Civil Rights/Private Attorney General: Litigant Obtaining Voluntary Changes By San Francisco In Connection With False Alarm Ordinance Properly Denied 1021.5 And Section 1988 Fee Recovery

 

Unreasonable Post-Litigation Failure to Settle and Absence of Court-Ordered Change Negated Fee Entitlement Bases.

      After petitioner lost an administrative hearing on the issue in Wineberg v. City & County of San Francisco, Case Nos. A134143/A134941 (Feb. 11, 2013) (unpublished), he commenced a lawsuit contesting a San Francisco ordinance assessing penalties for false burglar/fire alarms and obtained voluntary compliance–the City corrected many of the identified deficiencies, voluntarily dismissed the penalties, and refunded petitioner’s money with interest. However, the litigation continued, and City won summary judgment against petitioner mainly on mootness grounds. Then, the trial court denied petitioner’s application for fee recovery under the private attorney general statute (Code Civ. Proc., § 1021.5) based on a “catalyst” theory and under the federal civil rights statute (42 U.S.C. § 1988).

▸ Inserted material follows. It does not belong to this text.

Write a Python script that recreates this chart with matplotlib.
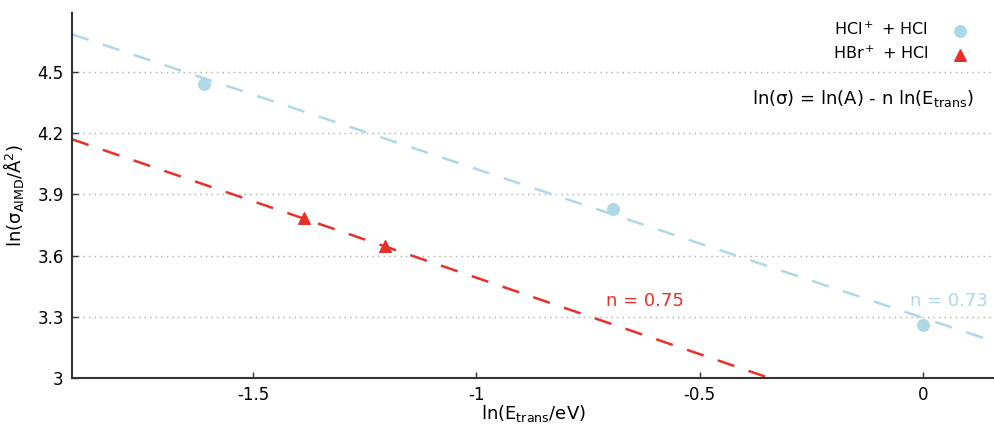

      Petitioner appealed, but lost both the merits and fee denial challenges.

      The 1021.5 denial was supported because petitioner unreasonably refused to make a bona fide effort to settle the case without litigation. Even though his exhaustion of administrative remedies could be construed as a pre-litigation demand, his post-litigation conduct and failure to resolve the controversy when City responded with legitimate settlement options were damning, with the appellate court agreeing with the lower court assessment of the impact of this activity. (Denial was justified under Vasquez v. State of California, 45 Cal.4th 243, 256-257 (2008) [our Leading Case #10].)

     With respect to the denial of civil rights fees, the problem was that City voluntarily complied such that it did not do so under any court-mandated changes, with the absence of “judicial relief” being fatal to recompense under section 1988. (Buckhannon Bd. & Care Home, Inc. v. West Virginia Dept. of Health & Home Resources, 532 U.S. 598, 604) (2001).)